Day 16 – around the inlets
Geri is an Essex girl who spent her working life with the Post Office and, when she retired 8 years ago, decided that Cumbria would be the place she’d most like to be. So she bought Pavilion House in Millom and has been running it as a B&B ever since. I’d guess it’s a Victorian building with decent sized rooms, a comfortable double bed and a good FCB in the morning. At £64.40 it was good value for money. I pitched up at about 6pm feeling pretty weary after my battle against the wind: the bike had to stay in the front garden but was secure enough. Geri said that food was available in town but probably only until 7pm so I quickly got washed and changed and walked the 100 yards down the road to Da Vinci, as one would expect, an Italian trat. In fact, they were open until 8 so there was no need for hurry, but I sat down and was quickly given a Peroni. Excellent sweet pepper soup to start with decent bread, penne all Carbonara and a very good cheesecake to finish: £29.99 for the 3 courses. I had another Peroni and wandered back via the Spar and bought a bottle of undistinguished white to write the blog.
After a good breakfast I was away at 0908. I wanted to follow the coast as much as possible so first had to head north to Broughton in Furness to cross the River Duddon. There were excellent cloud formations as I looked back at the estuary and more climbing and descending that I had bargained for, but the sunshine helped.
Past Broughton and Grizebeck I was heading south to Barrow In Furness, home to our nuclear submarine building industry. Just past Dalton in Furness I noticed this hill. From a distance it looked like a spoil heap but it is clearly a geographical feature
The BAE sheds used for warship building stand out as you come into town. Behind them is Walney Island
I stopped at Aldi for a drink and some Jaffa Cakes before moving on along the coast. Barrow has a fine Town Hall and clock
Once around the corner the road follows Morecambe Bay and there is a decent cycle path for the first five miles. The Bay is a treacherous place with quick-sands and fast flowing tides. There is a public right of way connecting Kents Bank on the Cumbrian side with Hest Bank on the Lancashire coast; but it should only be attempted with a qualified guide. In 2004 21 Chinese illegal immigrants were drowned when they were overcome by the tide whilst cockle picking.
On up the coast to Ulverston which is dominated by the lighthouse on Hoad Hill.
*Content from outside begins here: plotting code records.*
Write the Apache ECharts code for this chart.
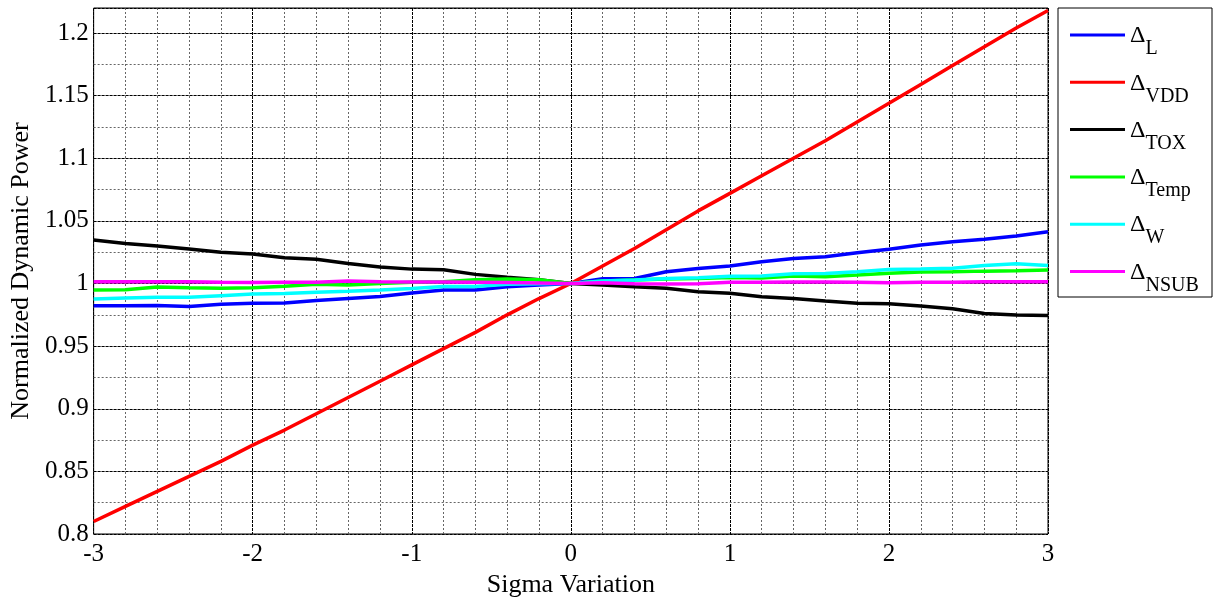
<!DOCTYPE html>
<html>
<head>
<meta charset="utf-8">
<script src="https://cdn.jsdelivr.net/npm/echarts@6/dist/echarts.min.js"></script>
<style>html,body{margin:0;padding:0;background:#fff;}#c{width:1214px;height:603px;}</style>
</head>
<body>
<div id="c"></div>
<script>
const sigma = [-3,-2.8,-2.6,-2.4,-2.2,-2.0,-1.8,-1.6,-1.4,-1.2,-1.0,-0.8,-0.6,-0.4,-0.2,0,0.2,0.4,0.6,0.8,1.0,1.2,1.4,1.6,1.8,2.0,2.2,2.4,2.6,2.8,3.0];
const dL    = [0.9822,0.9822,0.9825,0.9817,0.9835,0.9842,0.9844,0.9865,0.9881,0.9897,0.9925,0.9948,0.9948,0.9975,0.9989,1.0,1.0038,1.004,1.0094,1.012,1.014,1.0174,1.020,1.0214,1.0246,1.0274,1.0307,1.0334,1.0353,1.038,1.0413];
const dVDD  = [0.810,0.822,0.834,0.846,0.858,0.871,0.883,0.896,0.909,0.922,0.935,0.948,0.961,0.975,0.988,1.0,1.014,1.028,1.043,1.058,1.072,1.086,1.100,1.114,1.129,1.144,1.159,1.174,1.189,1.204,1.218];
const dTOX  = [1.0347,1.032,1.030,1.0275,1.025,1.0235,1.0205,1.0193,1.016,1.0132,1.0115,1.011,1.0073,1.005,1.003,1.0,0.9989,0.9975,0.9962,0.9935,0.9922,0.9894,0.988,0.986,0.9842,0.9838,0.982,0.9799,0.976,0.9748,0.9745];
const dTemp = [0.9948,0.995,0.9972,0.9966,0.9963,0.9966,0.9978,0.9994,0.9989,1.0,1.001,1.0015,1.003,1.0036,1.003,1.0,1.002,1.0028,1.0036,1.004,1.0048,1.0045,1.006,1.0055,1.0068,1.0082,1.0092,1.0094,1.0099,1.0102,1.0108];
const dW    = [0.9876,0.9884,0.989,0.989,0.9903,0.9916,0.992,0.993,0.9938,0.9948,0.996,0.9977,0.9977,0.9994,0.9998,1.0,1.002,1.0028,1.004,1.0046,1.0058,1.006,1.0078,1.0081,1.0094,1.0112,1.0115,1.0122,1.0144,1.0157,1.0144];
const dNSUB = [1.0015,1.0015,1.0015,1.0015,1.001,1.0008,1.001,1.001,1.002,1.0015,1.0012,1.0012,1.001,1.0008,1.0005,1.0,1.0007,0.9998,0.9996,0.9998,1.001,1.001,1.0012,1.0012,1.001,1.0007,1.001,1.001,1.0015,1.0015,1.0015];

const seriesNames = ['L','VDD','TOX','Temp','W','NSUB'];
const seriesData = [dL,dVDD,dTOX,dTemp,dW,dNSUB];
const seriesColors = ['#0000ff','#ff0000','#000000','#00ff00','#00ffff','#ff00ff'];

const FONT = 'Liberation Serif';
const chart = echarts.init(document.getElementById('c'));
const pair = arr => sigma.map((x,i)=>[x,arr[i]]);

chart.setOption({
  animation: false,
  backgroundColor: '#fff',
  textStyle: {fontFamily: FONT, color: '#000'},
  grid: {left: 93, right: 166, top: 8, bottom: 69, show: true, borderColor: '#000', borderWidth: 1, backgroundColor: 'transparent'},
  graphic: [{type: 'rect', shape: {x: 1058, y: 8, width: 154, height: 289}, style: {fill: '#fff', stroke: '#000', lineWidth: 1}, z: 0}],
  legend: {
    orient: 'vertical', left: 1058, top: 8, padding: [15, 10, 8, 12],
    icon: 'rect', itemWidth: 55, itemHeight: 3, itemGap: 11.3,
    data: seriesNames,
    formatter: n => '{d|Δ}{s|' + n + '}',
    textStyle: {
      fontFamily: FONT, color: '#000',
      rich: {
        d: {fontFamily: FONT, fontSize: 24, lineHeight: 24, verticalAlign: 'top', padding: [1,0,0,0], color: '#000'},
        s: {fontFamily: FONT, fontSize: 20, lineHeight: 20, verticalAlign: 'top', padding: [16,0,0,0], color: '#000'}
      }
    }
  },
  xAxis: {
    type: 'value', min: -3, max: 3, interval: 1,
    name: 'Sigma Variation', nameLocation: 'middle', nameGap: 34,
    nameTextStyle: {fontFamily: FONT, fontSize: 26, color: '#000'},
    axisLine: {show: false}, axisTick: {show: false},
    axisLabel: {fontFamily: FONT, fontSize: 25, color: '#000', margin: 8},
    splitLine: {show: true, lineStyle: {color: '#000', width: 1, type: [3,1]}},
    minorTick: {show: false, splitNumber: 5},
    minorSplitLine: {show: true, lineStyle: {color: '#666', width: 1, type: [2,2]}}
  },
  yAxis: [{
    type: 'value', min: 0.8, max: 1.22, interval: 0.05, z: 2,
    name: 'Normalized Dynamic Power', nameLocation: 'middle', nameGap: 59,
    nameTextStyle: {fontFamily: FONT, fontSize: 26, color: '#000'},
    axisLine: {show: false}, axisTick: {show: false},
    axisLabel: {fontFamily: FONT, fontSize: 25, color: '#000', margin: 5, showMaxLabel: false},
    splitLine: {show: true, lineStyle: {color: '#000', width: 1, type: [3,1]}}
  }, {
    type: 'value', min: 0.8, max: 1.22, interval: 0.025, z: 1, position: 'left',
    axisLine: {show: false}, axisTick: {show: false}, axisLabel: {show: false},
    splitLine: {show: true, lineStyle: {color: '#666', width: 1, type: [2,2]}}
  }],
  series: seriesNames.map((n,i)=>({
    name: n, type: 'line', yAxisIndex: 0, data: pair(seriesData[i]),
    symbol: 'none', showSymbol: false, z: 3 + i,
    lineStyle: {color: seriesColors[i], width: 3.5},
    itemStyle: {color: seriesColors[i]}
  }))
});
</script>
</body>
</html>
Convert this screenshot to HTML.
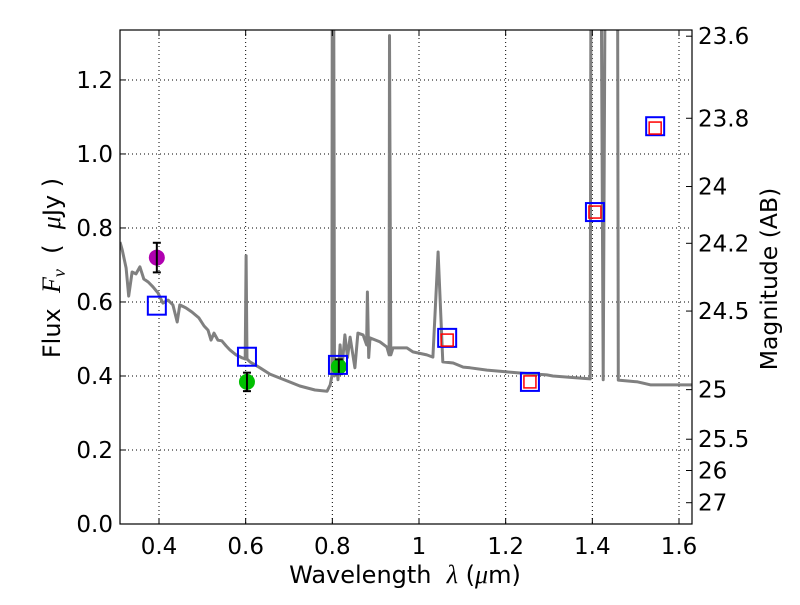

Although it could have had a use for navigation and, indeed, a Grant of £100 from Trinity House towards building it stipulated that it should, it has never housed a light and stands as a memorial to Sir John Barrow a local worthy who rose to be second secretary to the Admiralty
I was forced onto the main road to Greenod where I was able to cross the River Leven by way of a footbridge, the tide filling the channel
On the other side I had to negotiate a very rough track for a couple of miles before hitting the blacktop and heading south past Holker Hall and Cark and Cartmel railway station. Everywhere I have been during the last couple of days I have seen signs for Cartmel Races at the end of the month. I’ve attended in the past, and the course is known for good viewing and a very long run to the finish. It’s a good day out for the family.
Through Grange-over-Sands with some swanky hotels and a bustling high street and then into the countryside at Meathop, generally flat country but every now and then there was a short sharp climb to keep me on my toes.
I see in hindsight that I could have easily avoided the A590 and some very fast moving traffic but instead braved the hard shoulder for three miles until I was able to turn off at Levens and move past Levens Hall, noted for its topiary garden, onto the A6 as it headed south to my final destination the Bulls Head Hotel at Milnthorpe.
It’s been a good day in the sunshine although still not warm but, once again I’ve avoided the rain.